Time to cheer Ross up so we headed to St Andrews - and you wouldn't pick it but the course is open to the public on Sundays - so off we went walking around the course - the road hole, super deep sand traps and special bridges - Ross was beside himself and even had to try the grass on the 18th hole - the verdict - sweet. A lovely town with a university, abbey and castle ruins - very picturesque beaches and surrounds.






The next day was a trip into Edinburgh again and a wander around Grey friars - anyone in their 50s would remember Greyfriars Bobby - the Disney tear jerker that reduced our household to copious amounts of flood works every time. Fabulous cemetery and rubbed Bobby's nose as well - they must have filmed in the area because it was just like the movie.






Just up the road is the Elephant Cafe where JK Rowling wrote Harry Potter for coffee and then back to the Royal Mile to checkout the oldest houses in Edinburgh.




Out to tea to the Kings Wark  in Leith, within a 5 minute walk of our flat. Seafood soup for Toni and Scottish Angus for Ross.







Sunday, 25 May 2014

Hiya Edinburgh

The general Scottish greeting is "hiya" and you hear it absolutely everywhere from all types  and ages. A generic gidday.

We headed south east towards Edinburgh and passed through quite a few villages; Dunblane with its beautiful Cathedral and famous for Andy Murray through to Stirling with its Castle and William Wallace memorial.



Falkirk with it's amazing Kelpies Sculpture - 30 metres high and weighing in at 300 tonne each - spectacular in all weathers - a celebration of the horses historical contribution to Britain.

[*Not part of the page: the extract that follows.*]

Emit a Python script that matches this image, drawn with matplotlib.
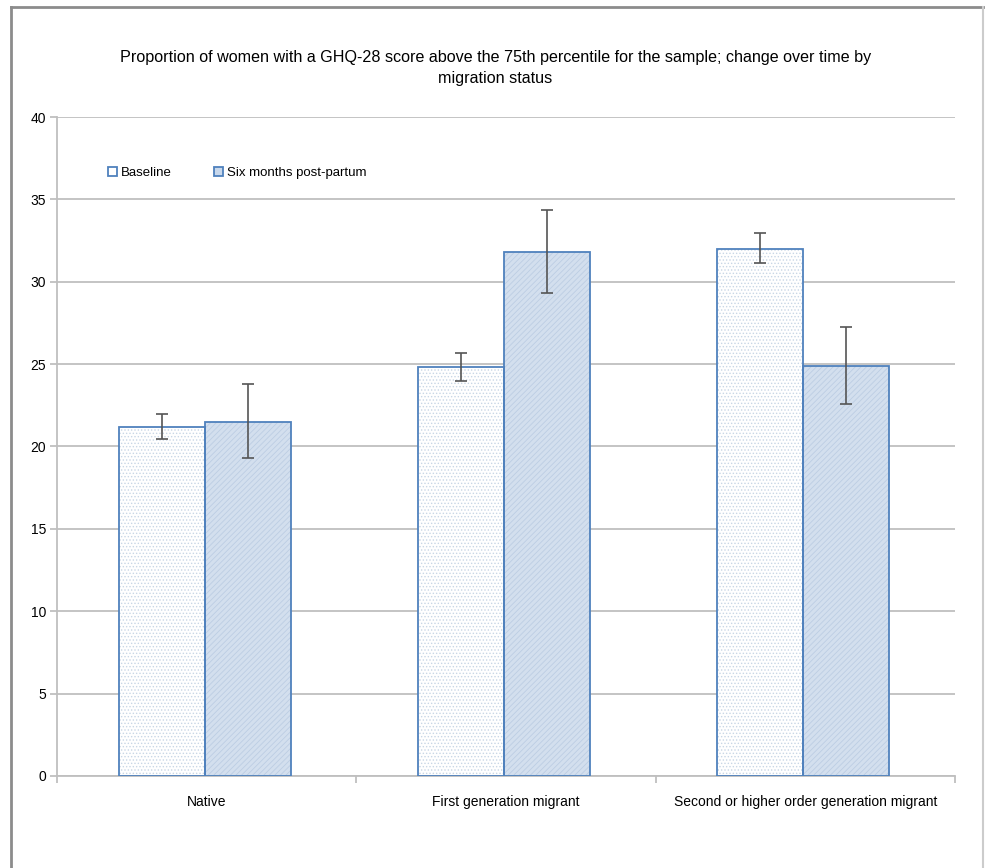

A few miles along the canals and we found the Falkirk Wheel - an engineering extravaganza that moves canal boats from one level to another- the boats drive into the dock and then the whole thing rotates and deposits the boats at the other point, up or down.


We drove into Edinburgh arriving a bit late - forgot it was Friday before a long weekend and the traffic was slow, into our new flat - lovely but obviously a flat and not a home. It overlooks the canal and in the evening we can sit in the lounge and watch seagulls, swans and ducks all swimming around and feeding while we have a wine. As it doesn't get dark until 10:30 we have plenty of time.



We went for a walk down around the dock area and found some very flash restaurants - quite a few with Michelin stars but decided on curries instead. Ross made me walk for miles to find the Britannia.


The next day we caught a bus into town, a walk through the Farmers Markets and onto Edinburgh castle. We just caught the 1o'clock gun salute, frightened the bejesus out of us and took the audio tour of the compound, learning lots of interesting facts about the castle and the military background  of the place. You can see for miles and all over the new town and old town as well as the docks and lots of historical buildings.









Wandered the Royal Mile or as Ross calls it - the Royal 1760 yards, through all the touristy shops, passed a wedding with a piper, down to Holyrood Palace and then it was a bus trip home. A full day.